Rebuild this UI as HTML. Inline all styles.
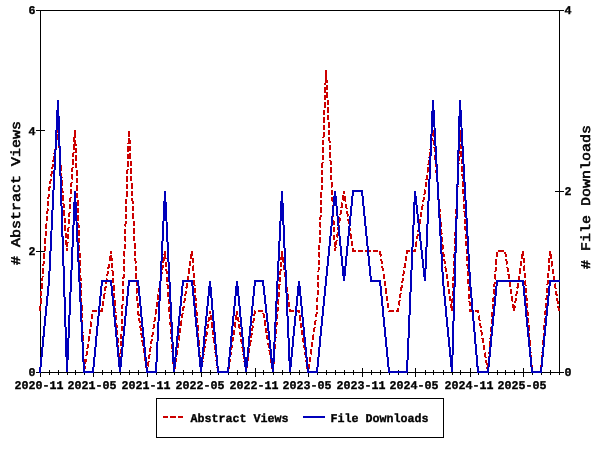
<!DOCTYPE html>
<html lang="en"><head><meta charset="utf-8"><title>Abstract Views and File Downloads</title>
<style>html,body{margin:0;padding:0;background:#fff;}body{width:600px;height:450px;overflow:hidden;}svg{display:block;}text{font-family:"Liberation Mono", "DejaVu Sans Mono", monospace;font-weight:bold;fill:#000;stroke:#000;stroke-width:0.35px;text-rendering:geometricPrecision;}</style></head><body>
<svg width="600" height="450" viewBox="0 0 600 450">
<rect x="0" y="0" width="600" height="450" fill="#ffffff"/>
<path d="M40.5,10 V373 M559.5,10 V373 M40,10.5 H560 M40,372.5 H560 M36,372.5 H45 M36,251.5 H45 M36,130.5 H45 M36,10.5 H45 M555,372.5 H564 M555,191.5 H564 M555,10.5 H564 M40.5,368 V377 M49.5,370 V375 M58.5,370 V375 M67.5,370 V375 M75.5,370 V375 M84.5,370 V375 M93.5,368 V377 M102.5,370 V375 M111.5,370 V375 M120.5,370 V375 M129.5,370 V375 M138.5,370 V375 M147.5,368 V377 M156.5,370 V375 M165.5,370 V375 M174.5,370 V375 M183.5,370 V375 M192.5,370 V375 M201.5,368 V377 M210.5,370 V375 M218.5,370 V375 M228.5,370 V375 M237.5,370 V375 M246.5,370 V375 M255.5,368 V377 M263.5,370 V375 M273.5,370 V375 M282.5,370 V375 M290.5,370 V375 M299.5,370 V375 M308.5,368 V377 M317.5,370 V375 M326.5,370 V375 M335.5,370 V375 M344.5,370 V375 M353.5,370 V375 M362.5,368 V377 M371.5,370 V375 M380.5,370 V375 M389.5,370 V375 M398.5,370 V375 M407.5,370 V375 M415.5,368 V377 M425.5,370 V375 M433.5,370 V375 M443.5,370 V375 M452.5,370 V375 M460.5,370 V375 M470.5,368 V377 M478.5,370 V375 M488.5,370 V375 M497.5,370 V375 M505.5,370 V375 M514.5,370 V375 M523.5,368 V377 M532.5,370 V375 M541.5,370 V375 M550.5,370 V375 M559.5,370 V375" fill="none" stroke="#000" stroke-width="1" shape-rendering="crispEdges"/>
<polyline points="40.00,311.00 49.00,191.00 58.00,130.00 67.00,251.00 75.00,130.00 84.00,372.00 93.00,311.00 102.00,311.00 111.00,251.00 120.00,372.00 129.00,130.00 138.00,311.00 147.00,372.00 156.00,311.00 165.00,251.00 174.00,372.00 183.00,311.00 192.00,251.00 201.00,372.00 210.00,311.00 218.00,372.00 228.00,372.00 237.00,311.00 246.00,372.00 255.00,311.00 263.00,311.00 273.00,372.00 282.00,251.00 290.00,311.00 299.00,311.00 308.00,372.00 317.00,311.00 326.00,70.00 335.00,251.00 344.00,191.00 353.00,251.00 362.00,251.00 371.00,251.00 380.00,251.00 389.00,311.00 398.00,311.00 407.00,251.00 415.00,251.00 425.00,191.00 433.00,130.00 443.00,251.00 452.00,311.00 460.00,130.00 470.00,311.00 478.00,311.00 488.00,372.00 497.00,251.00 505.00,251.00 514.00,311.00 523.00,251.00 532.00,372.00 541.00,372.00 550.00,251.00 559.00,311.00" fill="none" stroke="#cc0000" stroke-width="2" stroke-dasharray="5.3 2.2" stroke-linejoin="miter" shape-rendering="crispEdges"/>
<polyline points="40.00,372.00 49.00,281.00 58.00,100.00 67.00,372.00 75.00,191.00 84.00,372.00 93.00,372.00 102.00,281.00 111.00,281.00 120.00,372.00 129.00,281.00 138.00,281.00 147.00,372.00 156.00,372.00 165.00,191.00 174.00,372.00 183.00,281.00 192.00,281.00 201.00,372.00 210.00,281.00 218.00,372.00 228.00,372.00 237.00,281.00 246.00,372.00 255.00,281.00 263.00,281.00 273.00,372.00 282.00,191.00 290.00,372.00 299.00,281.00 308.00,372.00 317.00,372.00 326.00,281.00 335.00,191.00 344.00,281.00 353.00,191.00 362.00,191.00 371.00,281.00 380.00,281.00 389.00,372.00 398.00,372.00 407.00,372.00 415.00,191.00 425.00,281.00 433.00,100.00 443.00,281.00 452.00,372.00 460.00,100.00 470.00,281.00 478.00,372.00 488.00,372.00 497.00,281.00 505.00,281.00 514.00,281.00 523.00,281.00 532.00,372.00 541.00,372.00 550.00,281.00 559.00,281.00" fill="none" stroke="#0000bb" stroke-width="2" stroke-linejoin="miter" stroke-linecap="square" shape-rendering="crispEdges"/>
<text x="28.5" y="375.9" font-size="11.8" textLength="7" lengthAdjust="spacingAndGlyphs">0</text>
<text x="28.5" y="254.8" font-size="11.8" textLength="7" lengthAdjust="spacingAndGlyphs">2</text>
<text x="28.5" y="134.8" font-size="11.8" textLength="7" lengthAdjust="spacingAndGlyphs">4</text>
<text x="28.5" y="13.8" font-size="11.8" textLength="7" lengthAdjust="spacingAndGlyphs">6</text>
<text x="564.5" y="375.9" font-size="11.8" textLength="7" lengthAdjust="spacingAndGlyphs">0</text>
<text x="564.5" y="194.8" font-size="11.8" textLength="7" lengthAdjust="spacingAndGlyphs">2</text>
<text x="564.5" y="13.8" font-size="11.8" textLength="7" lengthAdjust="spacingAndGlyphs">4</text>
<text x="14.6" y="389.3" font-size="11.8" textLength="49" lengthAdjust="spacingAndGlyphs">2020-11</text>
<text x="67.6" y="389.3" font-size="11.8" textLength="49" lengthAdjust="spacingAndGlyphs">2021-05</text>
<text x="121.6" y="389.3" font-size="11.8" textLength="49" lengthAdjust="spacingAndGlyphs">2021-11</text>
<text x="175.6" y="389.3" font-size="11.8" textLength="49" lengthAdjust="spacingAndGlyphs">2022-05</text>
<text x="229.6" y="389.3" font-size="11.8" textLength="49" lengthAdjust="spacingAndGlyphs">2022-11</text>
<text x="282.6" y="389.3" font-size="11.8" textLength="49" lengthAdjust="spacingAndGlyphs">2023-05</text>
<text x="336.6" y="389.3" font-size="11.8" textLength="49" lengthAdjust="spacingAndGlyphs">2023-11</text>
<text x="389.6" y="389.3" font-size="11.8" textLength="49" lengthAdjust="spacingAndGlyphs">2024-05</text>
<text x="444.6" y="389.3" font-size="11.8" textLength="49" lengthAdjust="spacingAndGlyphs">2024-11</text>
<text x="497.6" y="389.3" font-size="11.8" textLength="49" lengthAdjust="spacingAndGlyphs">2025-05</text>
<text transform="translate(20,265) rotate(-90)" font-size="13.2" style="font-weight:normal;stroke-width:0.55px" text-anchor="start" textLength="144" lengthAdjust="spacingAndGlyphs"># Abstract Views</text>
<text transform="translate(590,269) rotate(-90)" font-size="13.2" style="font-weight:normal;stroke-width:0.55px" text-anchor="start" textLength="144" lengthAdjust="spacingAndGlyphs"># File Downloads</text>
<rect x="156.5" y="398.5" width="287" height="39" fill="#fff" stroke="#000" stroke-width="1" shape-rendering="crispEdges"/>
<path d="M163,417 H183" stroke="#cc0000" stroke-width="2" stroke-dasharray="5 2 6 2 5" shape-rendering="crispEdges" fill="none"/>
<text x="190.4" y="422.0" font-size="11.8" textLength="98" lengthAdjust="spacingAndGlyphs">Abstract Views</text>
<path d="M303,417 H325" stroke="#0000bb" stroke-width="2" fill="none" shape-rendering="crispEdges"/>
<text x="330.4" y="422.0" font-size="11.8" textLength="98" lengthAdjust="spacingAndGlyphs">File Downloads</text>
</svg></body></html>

+++++

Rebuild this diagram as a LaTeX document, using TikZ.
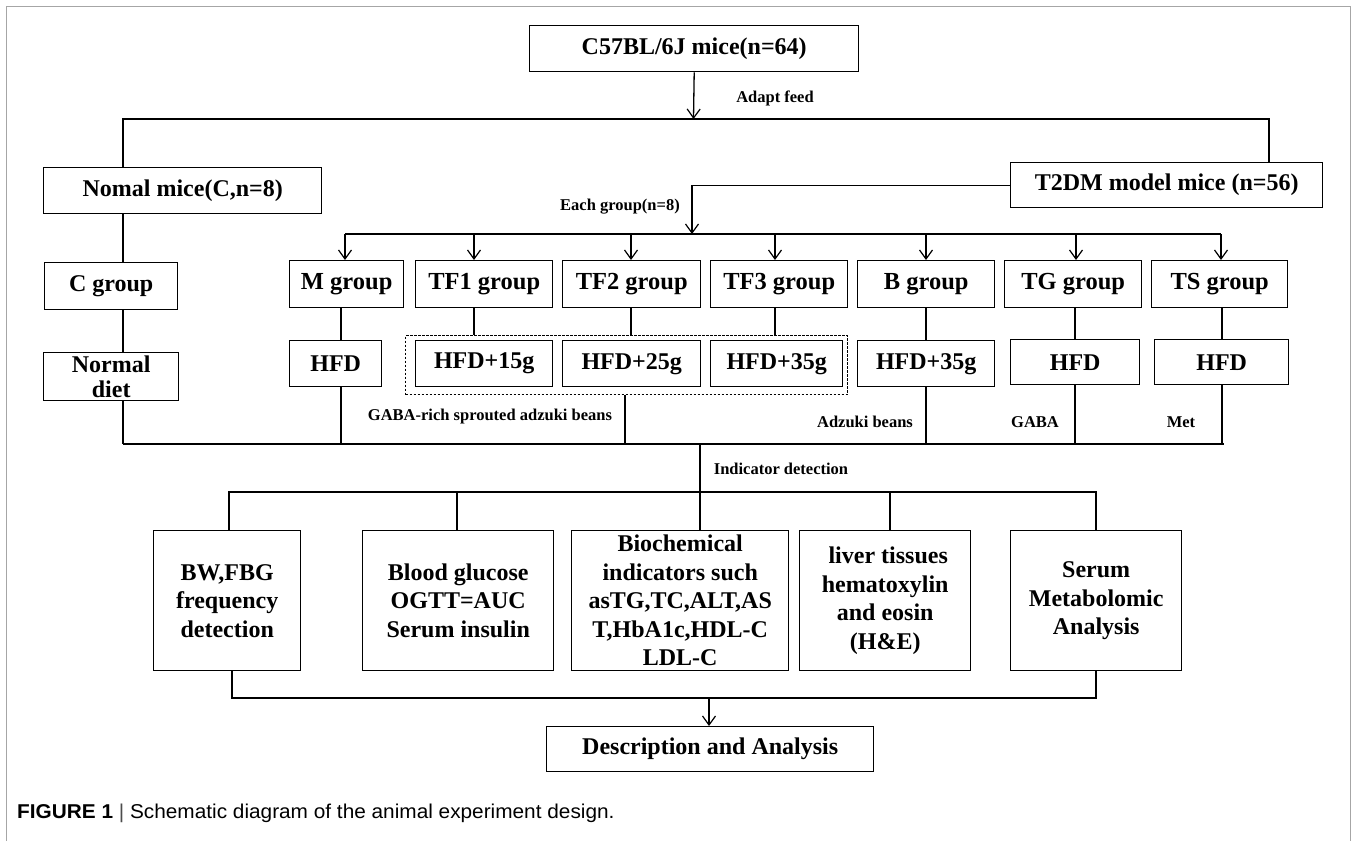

+++++

* Exercise aim:
Which lines contain "Rebuild"? Show each of them.

* Complete answer:
Rebuild this UI as HTML. Inline all styles.
Rebuild this diagram as a LaTeX document, using TikZ.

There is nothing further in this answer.